たまには日本語豆知識をば。ずっと書くのを忘れていました(笑)。
「くだもの」という言葉がありますよね。どこから来ているかご存知でしょうか。
私が一番説得力のあると思う説をご紹介します。
く+だ+もの = 木+の+物
詳説すると、
「木」が転じて「く」。母音交替が生じた。
「だ」はやや難しいですが、古代の助詞「つ」が転じたか、または、連体助詞「な」が転じたか。いずれにせよ、現在の格助詞「の」に該当する助詞です。
「もの」は現代語に同じ。
木になる物=くだものというわけです。どうでしょう?説得力があると思いませんか?
この説の良いところは、「けだもの」も同様に説明できるところです。
け+だ+もの = 毛+の+物
獣(けだもの)って、毛に覆われてモフモフしてますよね。だから、「毛+の+物」というわけです。
このあたりまでは、各種の古語辞典や日本国語大辞典で追跡できるんですが、私が気になるのは、「だもの」の前に入るのが「カ行」の音であるというところです。
この方式で出来ている語、つまり、一音節の名詞+古い格助詞と思われる「だ」+「もの」という構成の単語は、私の調べる限りでは、上記2語だけのようです。
ちょっとマニアックですが、ひょっとしたら、古代の日本人には、「だ」という古い助詞(またはその亜型)は「カ行」の音節としか接続しない、などという言語感覚があったのかもしれません。このあたりは少し妄想が入っていますが……。
関連して書いておくと、奈良時代でさえかなり古臭いと考えられていたらしい「つ」という助詞は、現代語の「の」に該当しますが、用法がかなり固定的だったとされています。あらゆる語を結合させる現代語の「の」とは訳が違うわけです。だとすれば、上記の「だ」に関する考えは、意外に的を射ているのかも、なんて思うのは自惚れすぎでしょうか。

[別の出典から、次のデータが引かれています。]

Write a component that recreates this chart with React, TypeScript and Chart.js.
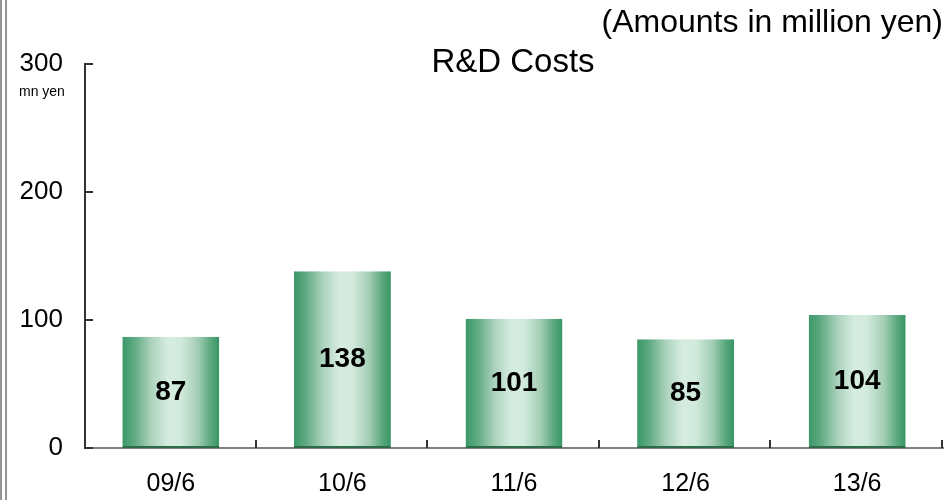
import React, { useEffect, useRef } from "react";
import { Chart, registerables } from "chart.js";

Chart.register(...registerables);

const categories = ["09/6", "10/6", "11/6", "12/6", "13/6"];
const rdCosts = [87, 138, 101, 85, 104];
const yTicks = [0, 100, 200, 300];
const chartTitle = "R&D Costs";
const unitNote = "(Amounts in million yen)";
const axisUnit = "mn yen";

const FONT = "'Liberation Sans', Arial, Helvetica, sans-serif";
const BAR_PCT = 0.565;

const decorPlugin = {
  id: "decor",
  beforeDraw(chart: any) {
    const ctx = chart.ctx;
    ctx.save();
    ctx.fillStyle = "#ffffff";
    ctx.fillRect(0, 0, chart.width, chart.height);
    ctx.fillStyle = "#959595";
    ctx.fillRect(0, 0, 2, chart.height);
    ctx.fillRect(5, 0, 2, chart.height);
    ctx.restore();
  },
  afterDatasetsDraw(chart: any) {
    const ctx = chart.ctx;
    const x = chart.scales.x;
    const y = chart.scales.y;
    const area = chart.chartArea;
    ctx.save();
    ctx.strokeStyle = "#333333";
    ctx.lineWidth = 2;
    yTicks.forEach((v) => {
      const py = Math.round(y.getPixelForValue(v));
      ctx.beginPath();
      ctx.moveTo(area.left, py);
      ctx.lineTo(area.left + 8, py);
      ctx.stroke();
    });
    const n = categories.length;
    for (let i = 1; i <= n; i++) {
      const px = Math.round(x.left + (i * x.width) / n);
      ctx.beginPath();
      ctx.moveTo(px - 1, area.bottom);
      ctx.lineTo(px - 1, area.bottom - 8);
      ctx.stroke();
    }
    const meta = chart.getDatasetMeta(0);
    ctx.fillStyle = "#000000";
    ctx.font = `bold 28px ${FONT}`;
    ctx.textAlign = "center";
    ctx.textBaseline = "middle";
    meta.data.forEach((el: any, i: number) => {
      ctx.fillText(String(rdCosts[i]), el.x, (el.y + el.base) / 2);
    });
    ctx.font = `33px ${FONT}`;
    ctx.textAlign = "center";
    ctx.fillText(chartTitle, (area.left + area.right) / 2 - 1, 63);
    ctx.font = `32px ${FONT}`;
    ctx.textAlign = "right";
    ctx.fillText(unitNote, area.right, 23);
    ctx.font = `14px ${FONT}`;
    ctx.textAlign = "left";
    ctx.fillText(axisUnit, 19, 92);
    ctx.restore();
  },
};

function barGradient(context: any) {
  const chart = context.chart;
  const xs = chart.scales && chart.scales.x;
  if (!xs || !chart.chartArea) return "#3a9867";
  const cx = xs.getPixelForValue(context.dataIndex);
  const w = (xs.width / categories.length) * BAR_PCT;
  const g = chart.ctx.createLinearGradient(cx - w / 2, 0, cx + w / 2, 0);
  g.addColorStop(0, "#3a9867");
  g.addColorStop(0.12, "#5ea981");
  g.addColorStop(0.3, "#acd3bd");
  g.addColorStop(0.47, "#d6ece1");
  g.addColorStop(0.6, "#d2eadd");
  g.addColorStop(0.78, "#a2cdb4");
  g.addColorStop(0.9, "#5fab81");
  g.addColorStop(1, "#379564");
  return g;
}

export default function App() {
  const ref = useRef<HTMLCanvasElement | null>(null);
  useEffect(() => {
    if (!ref.current) return;
    const chart = new Chart(ref.current, {
      type: "bar",
      data: {
        labels: categories,
        datasets: [
          {
            data: rdCosts,
            backgroundColor: barGradient,
            borderColor: "#2e6b4a",
            borderWidth: { top: 0, left: 0, right: 0, bottom: 2 },
            borderSkipped: false,
            categoryPercentage: 1,
            barPercentage: BAR_PCT,
          },
        ],
      },
      options: {
        animation: false,
        responsive: false,
        maintainAspectRatio: false,
        devicePixelRatio: 1,
        layout: { padding: { left: 0, top: 64, right: 4, bottom: 0 } },
        plugins: {
          legend: { display: false },
          tooltip: { enabled: false },
          title: { display: false },
        },
        scales: {
          x: {
            grid: { display: false, drawTicks: false },
            border: { display: true, color: "#808080", width: 2 },
            ticks: {
              color: "#000000",
              font: { family: FONT, size: 25 },
              padding: 21,
              maxRotation: 0,
            },
            afterFit(scale: any) {
              scale.height = 52;
            },
          },
          y: {
            min: 0,
            max: 300,
            grid: { display: false, drawTicks: false },
            border: { display: true, color: "#333333", width: 2 },
            ticks: {
              stepSize: 100,
              color: "#000000",
              font: { family: FONT, size: 26 },
              padding: 22,
            },
            afterFit(scale: any) {
              scale.width = 85;
            },
          },
        },
      },
      plugins: [decorPlugin],
    } as any);
    return () => chart.destroy();
  }, []);
  return (
    <div style={{ position: "absolute", left: 0, top: 0, width: 947, height: 500 }}>
      <canvas ref={ref} width={947} height={500} style={{ display: "block", width: 947, height: 500 }} />
    </div>
  );
}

ついでに書いておきますと、「まつげ」という単語は、「くだもの」によく似た構成で出来上がったとされています。
ま+つ+げ = 目+の+毛
「目」が転じて「ま」。母音交替が生じています。今でも「まなざし」とか「まなこ」とか「まのあたり」とか「まぶか」なんて形で生きていますよね。
古い助詞「つ」は、現代語の格助詞「の」に該当します。
「げ」は現代語に同じ。「毛」です。
要するに、「目の毛」という意味の古い表現が今も生き残っているわけです。
きゃりーぱみゅぱみゅのヒット曲に「つけまつける」という曲がありますが(付け睫毛をつける女の子の心情を描く曲 — 私も名曲だと思います)、この「つけま」の「ま」は古代から生き残っている語だと考えると、感慨深いものがあります。
って、どこまでも話が広がりそうなので、今日はここまで。